#### Task brief:
Quote every line of the data below as it stands, omitting pictures.

++++++

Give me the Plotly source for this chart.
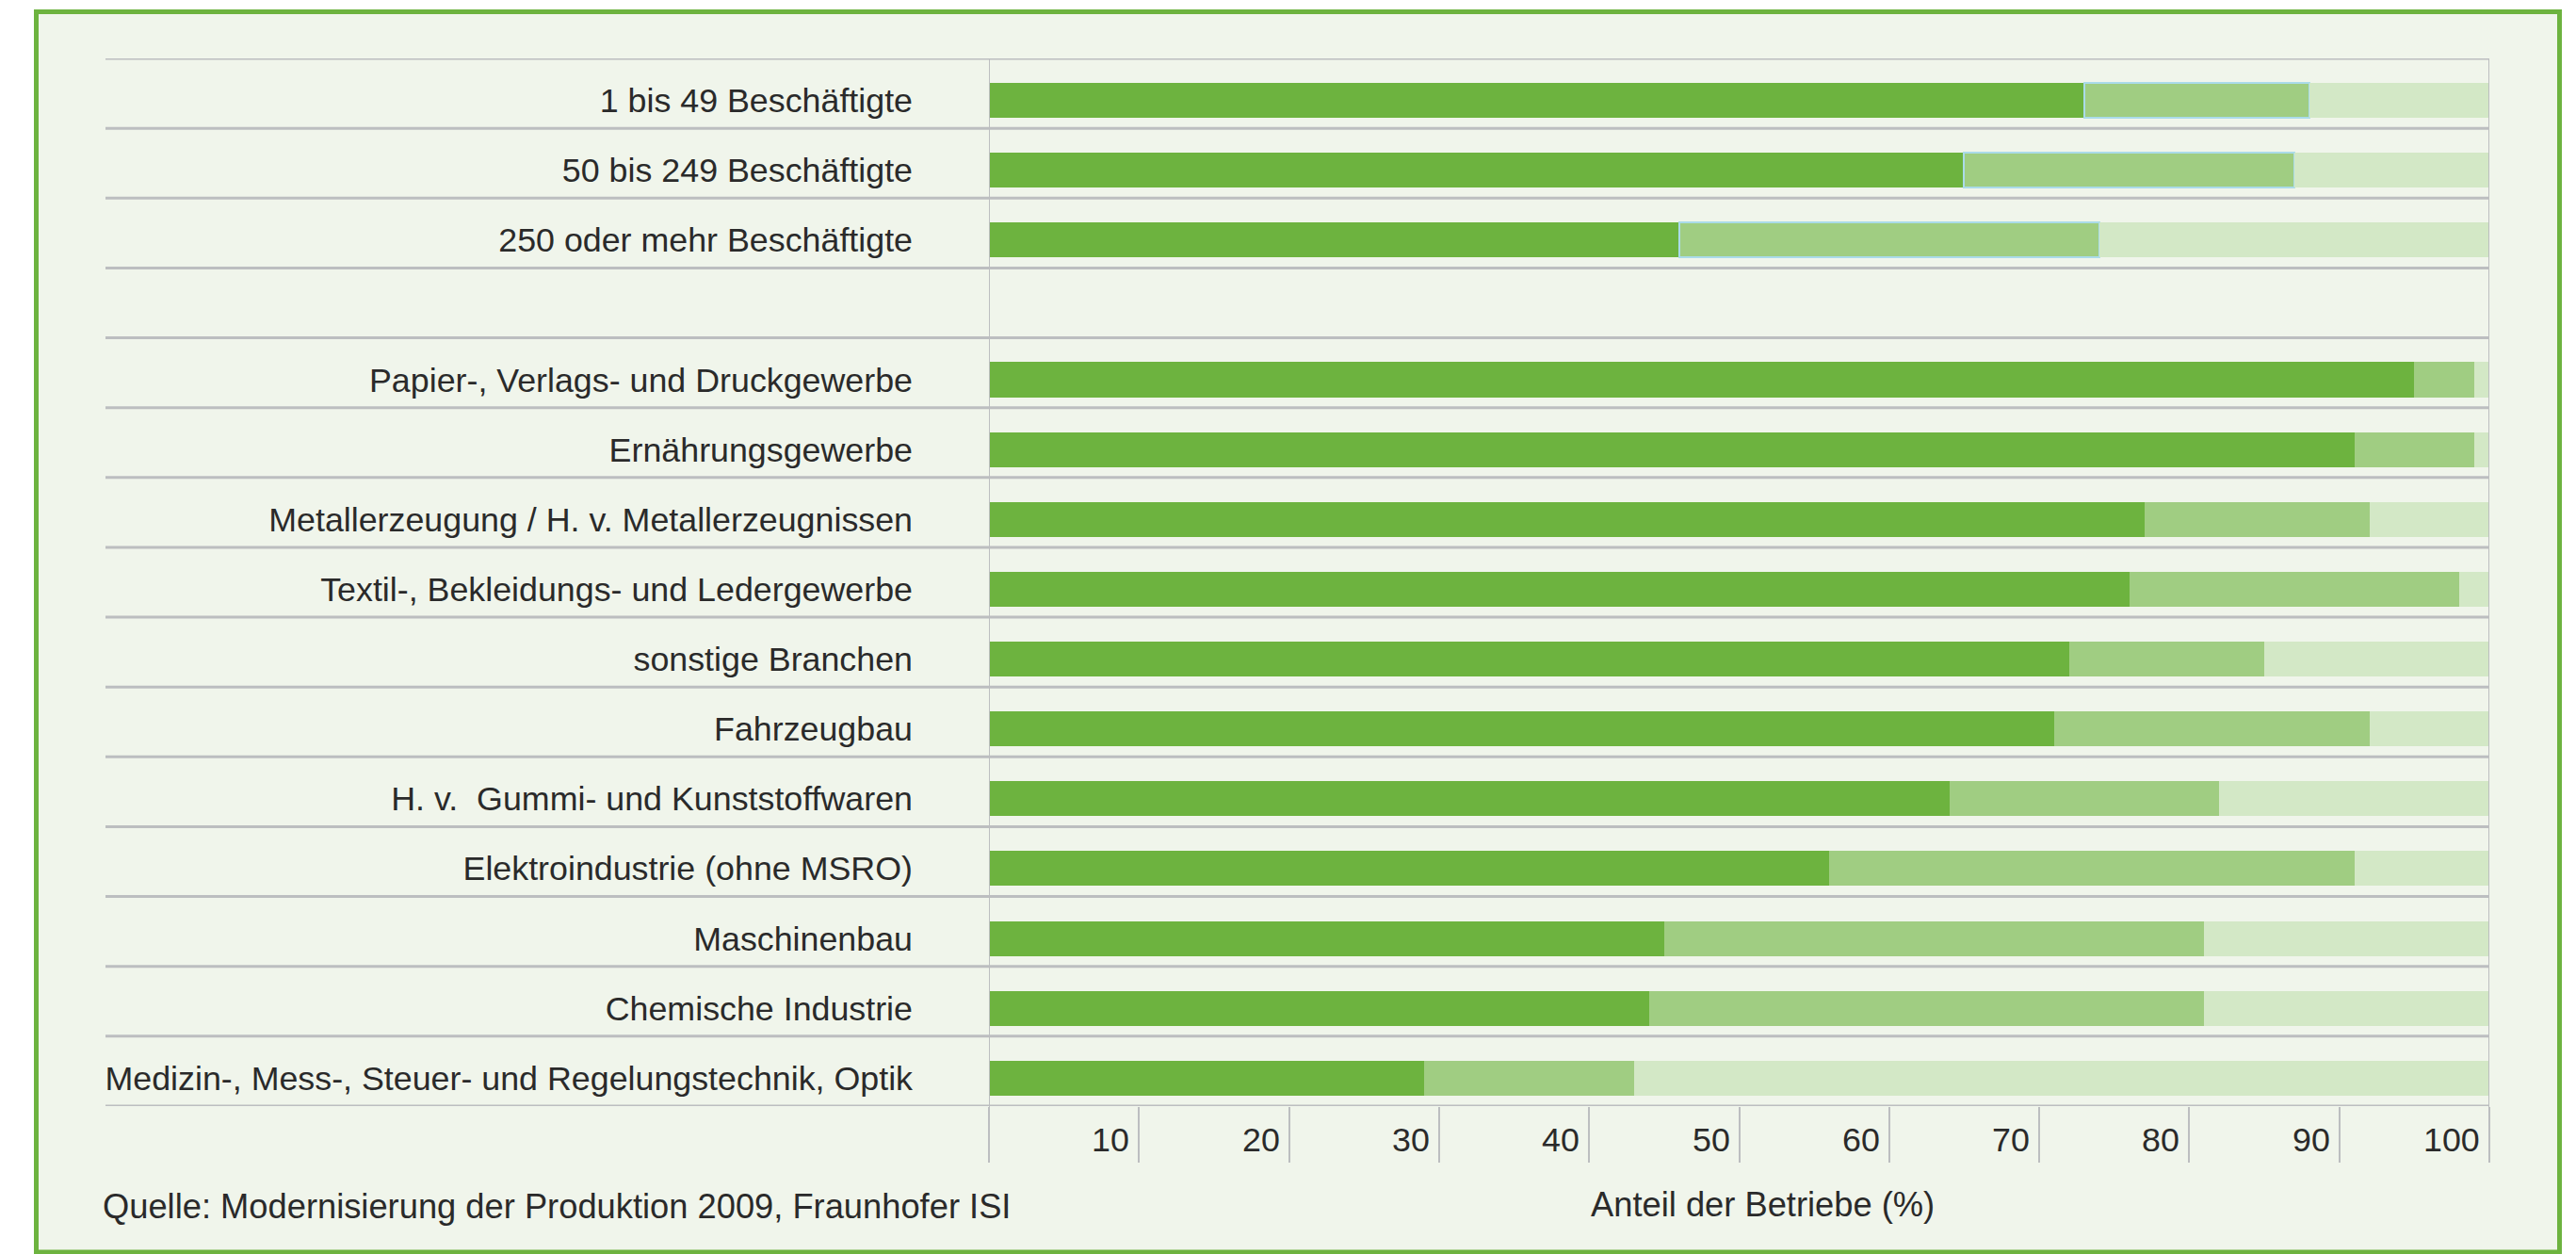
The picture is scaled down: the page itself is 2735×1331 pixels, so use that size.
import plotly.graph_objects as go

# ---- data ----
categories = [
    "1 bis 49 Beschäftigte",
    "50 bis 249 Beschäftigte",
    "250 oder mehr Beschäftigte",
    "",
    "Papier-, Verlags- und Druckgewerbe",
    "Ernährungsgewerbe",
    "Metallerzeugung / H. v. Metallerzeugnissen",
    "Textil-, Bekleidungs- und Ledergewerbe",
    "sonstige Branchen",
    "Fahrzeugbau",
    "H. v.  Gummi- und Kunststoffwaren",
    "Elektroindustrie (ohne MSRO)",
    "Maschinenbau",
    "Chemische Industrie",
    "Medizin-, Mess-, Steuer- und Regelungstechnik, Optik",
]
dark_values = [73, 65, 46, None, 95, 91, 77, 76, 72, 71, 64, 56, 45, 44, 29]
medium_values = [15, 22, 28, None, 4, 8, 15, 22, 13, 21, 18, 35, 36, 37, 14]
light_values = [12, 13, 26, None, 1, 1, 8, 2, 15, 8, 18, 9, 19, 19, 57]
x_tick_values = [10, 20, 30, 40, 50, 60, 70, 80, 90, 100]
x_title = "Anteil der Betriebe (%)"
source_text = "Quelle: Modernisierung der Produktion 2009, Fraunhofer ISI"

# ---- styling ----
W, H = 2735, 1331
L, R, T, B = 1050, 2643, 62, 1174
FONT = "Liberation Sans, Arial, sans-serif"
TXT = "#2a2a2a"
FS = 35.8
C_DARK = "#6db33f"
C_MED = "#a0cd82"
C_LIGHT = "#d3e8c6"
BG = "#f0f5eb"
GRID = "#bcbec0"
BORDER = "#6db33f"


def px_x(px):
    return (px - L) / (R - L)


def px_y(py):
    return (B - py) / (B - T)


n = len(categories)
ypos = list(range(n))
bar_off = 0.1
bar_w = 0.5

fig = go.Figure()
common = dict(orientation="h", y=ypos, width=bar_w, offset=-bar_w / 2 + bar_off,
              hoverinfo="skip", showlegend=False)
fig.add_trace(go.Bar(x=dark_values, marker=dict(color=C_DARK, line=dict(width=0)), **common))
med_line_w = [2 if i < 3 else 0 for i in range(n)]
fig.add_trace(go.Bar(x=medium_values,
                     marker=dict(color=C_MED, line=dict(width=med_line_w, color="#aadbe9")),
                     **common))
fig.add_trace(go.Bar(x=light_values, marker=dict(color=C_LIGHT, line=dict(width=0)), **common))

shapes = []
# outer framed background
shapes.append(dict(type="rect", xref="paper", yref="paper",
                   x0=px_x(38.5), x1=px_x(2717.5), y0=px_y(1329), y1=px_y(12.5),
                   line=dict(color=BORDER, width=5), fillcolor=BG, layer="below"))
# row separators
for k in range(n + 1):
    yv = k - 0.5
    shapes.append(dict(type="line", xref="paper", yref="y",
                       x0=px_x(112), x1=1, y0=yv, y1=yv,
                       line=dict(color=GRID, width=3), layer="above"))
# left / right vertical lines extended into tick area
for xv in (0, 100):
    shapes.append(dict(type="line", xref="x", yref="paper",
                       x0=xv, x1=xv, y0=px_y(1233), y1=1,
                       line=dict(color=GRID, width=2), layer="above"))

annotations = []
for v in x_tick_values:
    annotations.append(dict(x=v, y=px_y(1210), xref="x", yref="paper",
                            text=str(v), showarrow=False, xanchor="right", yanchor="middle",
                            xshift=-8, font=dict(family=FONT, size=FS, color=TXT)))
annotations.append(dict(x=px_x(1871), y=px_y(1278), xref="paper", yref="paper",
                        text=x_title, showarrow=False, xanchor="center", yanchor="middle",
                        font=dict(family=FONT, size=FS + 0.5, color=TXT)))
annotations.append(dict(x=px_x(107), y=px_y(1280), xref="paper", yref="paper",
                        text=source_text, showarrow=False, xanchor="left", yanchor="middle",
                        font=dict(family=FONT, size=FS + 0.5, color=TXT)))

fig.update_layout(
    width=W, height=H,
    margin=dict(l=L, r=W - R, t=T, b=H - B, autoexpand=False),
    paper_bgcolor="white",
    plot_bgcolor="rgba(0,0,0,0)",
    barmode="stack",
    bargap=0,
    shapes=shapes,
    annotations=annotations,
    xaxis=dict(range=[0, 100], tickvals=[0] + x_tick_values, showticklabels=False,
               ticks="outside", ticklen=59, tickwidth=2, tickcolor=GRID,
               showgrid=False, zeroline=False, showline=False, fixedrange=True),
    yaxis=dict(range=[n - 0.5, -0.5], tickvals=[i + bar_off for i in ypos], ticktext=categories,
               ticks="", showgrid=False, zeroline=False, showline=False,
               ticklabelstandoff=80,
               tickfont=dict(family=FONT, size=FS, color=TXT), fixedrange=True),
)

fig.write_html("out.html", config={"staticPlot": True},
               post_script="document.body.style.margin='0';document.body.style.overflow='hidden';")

++++++

#### Solution for this task:
Give me the Plotly source for this chart.
The picture is scaled down: the page itself is 2735×1331 pixels, so use that size.
import plotly.graph_objects as go

# ---- data ----
categories = [
    "1 bis 49 Beschäftigte",
    "50 bis 249 Beschäftigte",
    "250 oder mehr Beschäftigte",
    "",
    "Papier-, Verlags- und Druckgewerbe",
    "Ernährungsgewerbe",
    "Metallerzeugung / H. v. Metallerzeugnissen",
    "Textil-, Bekleidungs- und Ledergewerbe",
    "sonstige Branchen",
    "Fahrzeugbau",
    "H. v.  Gummi- und Kunststoffwaren",
    "Elektroindustrie (ohne MSRO)",
    "Maschinenbau",
    "Chemische Industrie",
    "Medizin-, Mess-, Steuer- und Regelungstechnik, Optik",
]
dark_values = [73, 65, 46, None, 95, 91, 77, 76, 72, 71, 64, 56, 45, 44, 29]
medium_values = [15, 22, 28, None, 4, 8, 15, 22, 13, 21, 18, 35, 36, 37, 14]
light_values = [12, 13, 26, None, 1, 1, 8, 2, 15, 8, 18, 9, 19, 19, 57]
x_tick_values = [10, 20, 30, 40, 50, 60, 70, 80, 90, 100]
x_title = "Anteil der Betriebe (%)"
source_text = "Quelle: Modernisierung der Produktion 2009, Fraunhofer ISI"

# ---- styling ----
W, H = 2735, 1331
L, R, T, B = 1050, 2643, 62, 1174
FONT = "Liberation Sans, Arial, sans-serif"
TXT = "#2a2a2a"
FS = 35.8
C_DARK = "#6db33f"
C_MED = "#a0cd82"
C_LIGHT = "#d3e8c6"
BG = "#f0f5eb"
GRID = "#bcbec0"
BORDER = "#6db33f"


def px_x(px):
    return (px - L) / (R - L)


def px_y(py):
    return (B - py) / (B - T)


n = len(categories)
ypos = list(range(n))
bar_off = 0.1
bar_w = 0.5

fig = go.Figure()
common = dict(orientation="h", y=ypos, width=bar_w, offset=-bar_w / 2 + bar_off,
              hoverinfo="skip", showlegend=False)
fig.add_trace(go.Bar(x=dark_values, marker=dict(color=C_DARK, line=dict(width=0)), **common))
med_line_w = [2 if i < 3 else 0 for i in range(n)]
fig.add_trace(go.Bar(x=medium_values,
                     marker=dict(color=C_MED, line=dict(width=med_line_w, color="#aadbe9")),
                     **common))
fig.add_trace(go.Bar(x=light_values, marker=dict(color=C_LIGHT, line=dict(width=0)), **common))

shapes = []
# outer framed background
shapes.append(dict(type="rect", xref="paper", yref="paper",
                   x0=px_x(38.5), x1=px_x(2717.5), y0=px_y(1329), y1=px_y(12.5),
                   line=dict(color=BORDER, width=5), fillcolor=BG, layer="below"))
# row separators
for k in range(n + 1):
    yv = k - 0.5
    shapes.append(dict(type="line", xref="paper", yref="y",
                       x0=px_x(112), x1=1, y0=yv, y1=yv,
                       line=dict(color=GRID, width=3), layer="above"))
# left / right vertical lines extended into tick area
for xv in (0, 100):
    shapes.append(dict(type="line", xref="x", yref="paper",
                       x0=xv, x1=xv, y0=px_y(1233), y1=1,
                       line=dict(color=GRID, width=2), layer="above"))

annotations = []
for v in x_tick_values:
    annotations.append(dict(x=v, y=px_y(1210), xref="x", yref="paper",
                            text=str(v), showarrow=False, xanchor="right", yanchor="middle",
                            xshift=-8, font=dict(family=FONT, size=FS, color=TXT)))
annotations.append(dict(x=px_x(1871), y=px_y(1278), xref="paper", yref="paper",
                        text=x_title, showarrow=False, xanchor="center", yanchor="middle",
                        font=dict(family=FONT, size=FS + 0.5, color=TXT)))
annotations.append(dict(x=px_x(107), y=px_y(1280), xref="paper", yref="paper",
                        text=source_text, showarrow=False, xanchor="left", yanchor="middle",
                        font=dict(family=FONT, size=FS + 0.5, color=TXT)))

fig.update_layout(
    width=W, height=H,
    margin=dict(l=L, r=W - R, t=T, b=H - B, autoexpand=False),
    paper_bgcolor="white",
    plot_bgcolor="rgba(0,0,0,0)",
    barmode="stack",
    bargap=0,
    shapes=shapes,
    annotations=annotations,
    xaxis=dict(range=[0, 100], tickvals=[0] + x_tick_values, showticklabels=False,
               ticks="outside", ticklen=59, tickwidth=2, tickcolor=GRID,
               showgrid=False, zeroline=False, showline=False, fixedrange=True),
    yaxis=dict(range=[n - 0.5, -0.5], tickvals=[i + bar_off for i in ypos], ticktext=categories,
               ticks="", showgrid=False, zeroline=False, showline=False,
               ticklabelstandoff=80,
               tickfont=dict(family=FONT, size=FS, color=TXT), fixedrange=True),
)

fig.write_html("out.html", config={"staticPlot": True},
               post_script="document.body.style.margin='0';document.body.style.overflow='hidden';")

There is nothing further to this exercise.